HealthSeptember 05, 2017

Moving from Triple to Quadruple Aim

Nurses and other providers must not forget to care for themselves.

The Institute for Healthcare Improvement (IHI) first developed the Triple Aim framework in 2007. The idea is to work to advance the patient care experience, improve the health of a population, and reduce per capita health care costs at the same time.

Triple Aim is a single goal with three dimensions. The IHI has developed a set of high-level measures that operationally define each dimension of the Triple Aim. Pursuing Triple Aim is an extremely ambitious objective that will not be achievable without major buy-in and organization-wide support.

Care team well-being

The Triple Aim—enhancing patient experience, improving population health, and reducing costs—is widely accepted as a compass to optimize health system performance. Working on these three elements does not come without setbacks. Members of the health care workforce have reported widespread burnout and dissatisfaction. Burnout is associated with lower patient satisfaction, reduced health outcomes, and it may increase costs.

Thus, employee burnout can jeopardize the success of Triple Aim. The IHI and other groups have recommended expanding Triple Aim to a Quadruple Aim, adding the goal of improving the work life of health care providers, including clinicians and staff.

Burnout among the health care workforce can threaten the success of Triple Aim by lowering patient satisfaction and increasing the possibility of errors. Caregiver burnout among nurses and other team members may contribute to the overuse of resources and increased costs of care.

Achieving the 4th Aim

How can health care organizations work toward the fourth aim, improving the work life of clinicians and staff? The following list suggests some practical steps from the Annals of Family Medicine:

  • Implement team documentation: nurses, medical assistants, or other staff present during the patient visit, enter some or all documentation into the EHR, and assist with order entry, prescription processing, and charge capture. Team documentation has been associated with greater physician and staff satisfaction, improved revenues, and the capacity of the team to manage a larger panel of patients while going home earlier.
  • Use pre-visit planning and pre-appointment laboratory testing to reduce time wasted on the review and follow-up of laboratory results.
  • Expand roles allowing nurses and medical assistants to assume responsibility for preventive care and chronic care health coaching under physician-written standing orders.
  • Standardize and synchronize workflows for prescription refills, an approach which can save physicians five hours per week while providing better care.
  • Co-locate teams so that physicians work in the same space as their team members. This has been shown to increase efficiency and save 30 minutes of physician time per day.
  • To avoid shifting burnout from physicians to practice staff, ensure that staff who assume new responsibilities are well-trained and understand that they are contributing to the health of their patients and that unnecessary work is reengineered out of the practice.

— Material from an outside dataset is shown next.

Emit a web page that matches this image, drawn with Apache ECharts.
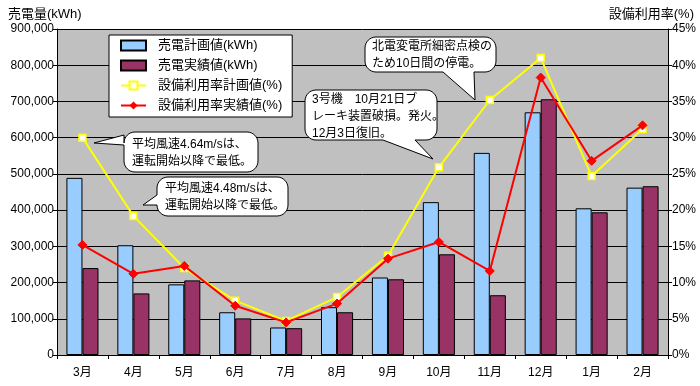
<!DOCTYPE html>
<html><head><meta charset="utf-8">
<script src="https://cdn.jsdelivr.net/npm/echarts@6/dist/echarts.min.js"></script>
<style>html,body{margin:0;padding:0;background:#fff}#c{width:700px;height:386px}</style>
</head><body><div id="c"></div>
<script>
const months = ['3月','4月','5月','6月','7月','8月','9月','10月','11月','12月','1月','2月'];
const planKWh = [489000, 303000, 195000, 118000, 76000, 132000, 214000, 422000, 558000, 670000, 405000, 462000];
const actualKWh = [240000, 170000, 206000, 101000, 74000, 118000, 209000, 278000, 165000, 706000, 394000, 466000];
const planRate = [30.0, 19.2, 12.0, 7.5, 4.7, 8.0, 13.7, 25.9, 35.2, 41.0, 24.7, 31.2];
const actualRate = [15.2, 11.2, 12.3, 6.8, 4.5, 7.1, 13.3, 15.6, 11.6, 38.3, 26.8, 31.7];
const leftTicks = {min: 0, max: 900000, interval: 100000};
const rightTicks = {min: 0, max: 45, interval: 5};

const FONT = '"Liberation Sans", "Noto Sans CJK JP", sans-serif';

function bubblePoints(x, y, w, h, r, ptr) {
  const pts = [];
  function arc(cx, cy, a0, a1) {
    const n = 8;
    for (let i = 0; i <= n; i++) {
      const a = (a0 + (a1 - a0) * i / n) * Math.PI / 180;
      pts.push([cx + r * Math.cos(a), cy + r * Math.sin(a)]);
    }
  }
  arc(x + w - r, y + r, -90, 0);
  arc(x + w - r, y + h - r, 0, 90);
  if (ptr.edge === 'bottom') {
    pts.push([ptr.b, y + h], ptr.tip, [ptr.a, y + h]);
  }
  arc(x + r, y + h - r, 90, 180);
  if (ptr.edge === 'left') {
    pts.push([x, ptr.b], ptr.tip, [x, ptr.a]);
  }
  arc(x + r, y + r, 180, 270);
  return pts;
}
function bubble(x, y, w, h, ptr, text, tx, ty) {
  return [
    {type: 'polygon', z: 100, shape: {points: bubblePoints(x, y, w, h, 11, ptr)},
     style: {fill: '#fff', stroke: '#000', lineWidth: 1}},
    {type: 'text', z: 101, left: tx, top: ty,
     style: {text: text, fill: '#000', font: '12px ' + FONT, lineHeight: 17}}
  ];
}

const chart = echarts.init(document.getElementById('c'));
chart.setOption({
  animation: false,
  backgroundColor: '#fff',
  textStyle: {fontFamily: FONT},
  grid: {left: 57, right: 32, top: 29, bottom: 31, show: true, backgroundColor: '#C0C0C0', borderWidth: 0},
  legend: {
    orient: 'vertical', left: 109, top: 35, width: 187,
    padding: [4, 10, 5, 11], itemGap: 7, itemWidth: 25, itemHeight: 10,
    backgroundColor: '#fff', borderColor: '#000', borderWidth: 1,
    textStyle: {fontSize: 13, color: '#000', fontFamily: FONT, padding: [0, 0, 0, 7]},
    data: [
      {name: '売電計画値(kWh)', icon: 'rect'},
      {name: '売電実績値(kWh)', icon: 'rect'},
      {name: '設備利用率計画値(%)'},
      {name: '設備利用率実績値(%)'}
    ]
  },
  xAxis: {
    type: 'category', data: months,
    axisLine: {lineStyle: {color: '#000', width: 1}},
    axisTick: {show: true, length: 4, lineStyle: {color: '#000'}},
    axisLabel: {color: '#000', fontSize: 12, margin: 12, fontFamily: FONT}
  },
  yAxis: [
    {type: 'value', min: leftTicks.min, max: leftTicks.max, interval: leftTicks.interval,
     axisLine: {show: true, lineStyle: {color: '#000'}},
     axisTick: {show: true, length: 4, lineStyle: {color: '#000'}},
     splitLine: {show: true, lineStyle: {color: '#000', width: 1}},
     axisLabel: {color: '#000', fontSize: 12, margin: 3, fontFamily: FONT,
       formatter: v => v.toLocaleString('en-US')}},
    {type: 'value', min: rightTicks.min, max: rightTicks.max, interval: rightTicks.interval,
     axisLine: {show: true, lineStyle: {color: '#000'}},
     axisTick: {show: true, length: 4, lineStyle: {color: '#000'}},
     splitLine: {show: false},
     axisLabel: {color: '#000', fontSize: 12, margin: 4, fontFamily: FONT, formatter: '{value}%'}}
  ],
  series: [
    {name: '売電計画値(kWh)', type: 'bar', data: planKWh, barGap: '0%', barCategoryGap: '37%',
     itemStyle: {color: '#99CCFF', borderColor: '#000', borderWidth: 1}},
    {name: '売電実績値(kWh)', type: 'bar', data: actualKWh,
     itemStyle: {color: '#993366', borderColor: '#000', borderWidth: 1}},
    {name: '設備利用率計画値(%)', type: 'line', yAxisIndex: 1, data: planRate,
     symbol: 'rect', symbolSize: 7, showAllSymbol: true,
     lineStyle: {color: '#FFFF00', width: 2},
     itemStyle: {color: '#fff', borderColor: '#FFFF00', borderWidth: 1.5}, z: 5},
    {name: '設備利用率実績値(%)', type: 'line', yAxisIndex: 1, data: actualRate,
     symbol: 'diamond', symbolSize: 9, showAllSymbol: true,
     lineStyle: {color: '#FF0000', width: 2},
     itemStyle: {color: '#FF0000', borderColor: '#FF0000'}, z: 6}
  ],
  graphic: [
    {type: 'text', left: 8, top: 8, style: {text: '売電量(kWh)', fill: '#000', font: '13px ' + FONT}},
    {type: 'text', right: 6, top: 8, style: {text: '設備利用率(%)', fill: '#000', font: '13px ' + FONT}},
    ...bubble(124, 132, 134, 40, {edge: 'left', a: 135, b: 145, tip: [94, 143]},
      '平均風速4.64m/sは、\n運転開始以降で最低。', 132, 136),
    ...bubble(157, 177, 131, 39, {edge: 'left', a: 195, b: 205, tip: [143, 205]},
      '平均風速4.48m/sは、\n運転開始以降で最低。', 165, 180),
    ...bubble(305, 90, 132, 50, {edge: 'bottom', a: 383, b: 415, tip: [433, 159]},
      '3号機　10月21日ブ\nレーキ装置破損。発火。\n12月3日復旧。', 312, 91),
    ...bubble(365, 37, 131, 35, {edge: 'bottom', a: 443, b: 474, tip: [475, 100]},
      '北電変電所細密点検の\nため10日間の停電。', 372, 38)
  ]
});
</script>
</body></html>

The Triple Aim is paving the way forward for our health care system. Positive engagement of the health care workforce is of paramount importance in achieving the primary goal of the Triple Aim—improving population health.

Leaders and providers of health care should consider adding a fourth dimension—improving the work life of those who deliver care—to the ensure better care, better health, and lower costs.

How seriously does your facility consider the work life conditions of clinicians and staff? Do you think they are doing enough to ensure that nurses take care of themselves?